Formed in 2005, the band shot to fame with the single "Sweet Disposition", a catchy, melodic piece paired with Mandagi's sweet falsetto, which was used in the hit indie movie "500 Days Of Summer" (2009). They were the headline act for the Singapore Laneway Festival last year.

The Temper Trap have so far released two new singles: the anthemic arena-rock epic, "Need Your Love", and the melancholia-tinged ballad, "Trembling Hands".

1: Did you feel any pressure making the new record, seeing how Conditions was a whirlwind success of sorts?

There was not really much pressure in the beginning but there definitely was at the end, when we started handing out demos of songs that we had written.

Obviously it was a departure from what we did the last time, musically and vocally, and I think that kind of scared a few people because what we had done in the past was a winning formula. It kind of surprised some people.

2: One of your new songs, "London's Burning", was inspired by the Hackney riots in the United Kingdom last year. What was it like being there? Were you safe at home?

There was definitely a sense of fear in the air. We were practising and we were warned to go home early, so we did. I remember biking home and seeing all the businesses shutting early, and all the shop windows boarded up for fear of kids breaking windows, throwing bricks and then breaking in and stealing stuff and setting things on fire.
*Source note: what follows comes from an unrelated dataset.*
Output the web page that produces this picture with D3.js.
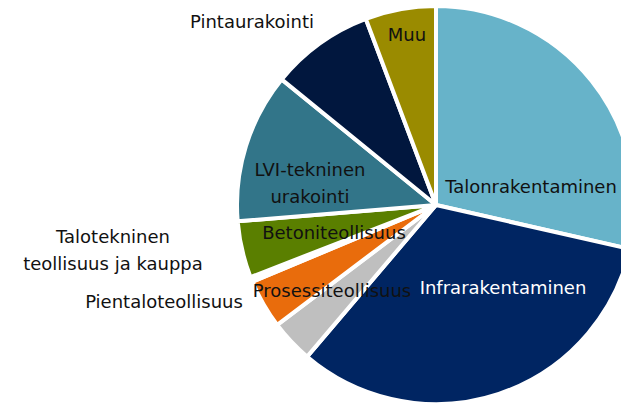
<!DOCTYPE html>
<html>
<head>
<meta charset="utf-8">
<script src="https://cdn.jsdelivr.net/npm/d3@7"></script>
<style>
  body { margin: 0; background: #fff; }
  svg { display: block; }
  .label { font-family: "DejaVu Sans", sans-serif; font-size: 18px; }
</style>
</head>
<body>
<div id="chart"></div>
<script>
// data (share %, clockwise from 12 o'clock)
const categories = [
  "Talonrakentaminen",
  "Infrarakentaminen",
  "Prosessiteollisuus",
  "Pientaloteollisuus",
  "Talotekninen teollisuus ja kauppa",
  "Betoniteollisuus",
  "LVI-tekninen urakointi",
  "Pintaurakointi",
  "Muu"
];
const shares = [28.6, 32.7, 3.5, 4.0, 0.4, 4.6, 12.2, 8.4, 5.75];
const colors = ["#67b3c9", "#002562", "#bfbfbf", "#e96c0c", "#ffffff", "#5a7f00", "#327589", "#01173e", "#9a8b00"];

// label lines and placement relative to pie centre
const labelLines = [
  ["Talonrakentaminen"],
  ["Infrarakentaminen"],
  ["Prosessiteollisuus"],
  ["Pientaloteollisuus"],
  ["Talotekninen", "teollisuus ja kauppa"],
  ["Betoniteollisuus"],
  ["LVI-tekninen", "urakointi"],
  ["Pintaurakointi"],
  ["Muu"]
];
const labelPos = [[95, -18], [67, 83], [-104, 86], [-272, 97], [-323, 45], [-102, 28], [-126, -22], [-184, -183], [-29, -170]];
const labelColor = ["#111", "#fff", "#111", "#111", "#111", "#111", "#111", "#111", "#111"];

const width = 621, height = 405;
const cx = 436, cy = 205, radius = 199;

const svg = d3.select("#chart")
  .append("svg")
  .attr("width", width)
  .attr("height", height);

const g = svg.append("g").attr("transform", `translate(${cx},${cy})`);

const pie = d3.pie().sort(null).value((d) => d);
const arc = d3.arc().innerRadius(0).outerRadius(radius);

const arcs = pie(shares);

g.selectAll("path")
  .data(arcs)
  .enter()
  .append("path")
  .attr("d", arc)
  .attr("fill", (d, i) => colors[i])
  .attr("stroke", "#fff")
  .attr("stroke-width", 4)
  .attr("stroke-linejoin", "round");

const labels = g.selectAll(".label")
  .data(labelLines)
  .enter()
  .append("text")
  .attr("class", "label")
  .attr("text-anchor", "middle")
  .attr("fill", (d, i) => labelColor[i])
  .attr("transform", (d, i) => `translate(${labelPos[i][0]},${labelPos[i][1]})`);

labels.selectAll("tspan")
  .data((d) => d.map((t, j) => ({ t, j, n: d.length })))
  .enter()
  .append("tspan")
  .attr("x", 0)
  .attr("y", (d) => (d.j - (d.n - 1) / 2) * 27)
  .attr("dy", "0.35em")
  .text((d) => d.t);
</script>
</body>
</html>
The music had already been written but I was looking for something to write about. This was my third try... I guess the riots sparked my imagination.

3: I understand there are two personalities on the new album, one melancholic and one upbeat. How did that come about?

Towards the end of the writing process, you end up with a whole batch of songs... we ended up with about 30 songs, and it came down to what kind of album we wanted to make. What we wanted to do was to have an album that kept people on the journey, sometimes slow and sometimes fast, sometimes it goes up and sometimes it goes down.

4: The video for your single, "Need Your Love", is like a mini-version of "The Karate Kid" (1984). Are you a fan of that movie?

Yeah, who isn't? (laughs) I think every boy my age would have grown up watching it, just thinking it was the best thing ever and probably took up karate lessons after watching that movie. It was fun to make.

5: You went through a bad break-up while writing and recording this album. Is that why the lyrics are emotionally heavy? And are you dating again?

No, I went through the break-up halfway touring the last album, so it's been a while. Yes, I'm dating someone now. I suppose it was sort of the first thing that came through my mind when I started writing - my past relationship. Maybe one way or another, without realising it, I needed to get rid of some demons that were still living inside in my head. Maybe that's the reason.

6: Can you tell us something that people don't really know about you, or would be shocked to find out?

I'm Indonesian, not Filipino. Everyone thinks I'm Filipino. But I've had it all, I've been called Filipino, Aboriginal, Hawaiian. Some newspaper said I was Mongolian, maybe it was the Mongolian Times.

7: Can you converse in Bahasa Indonesia and do you have family in Indonesia that you visit often?

Of course, it's my first language. Yeah I have relatives.

I visit but not often enough.

8: How would you like to be remembered?

As someone who somehow made the world bettter in some way.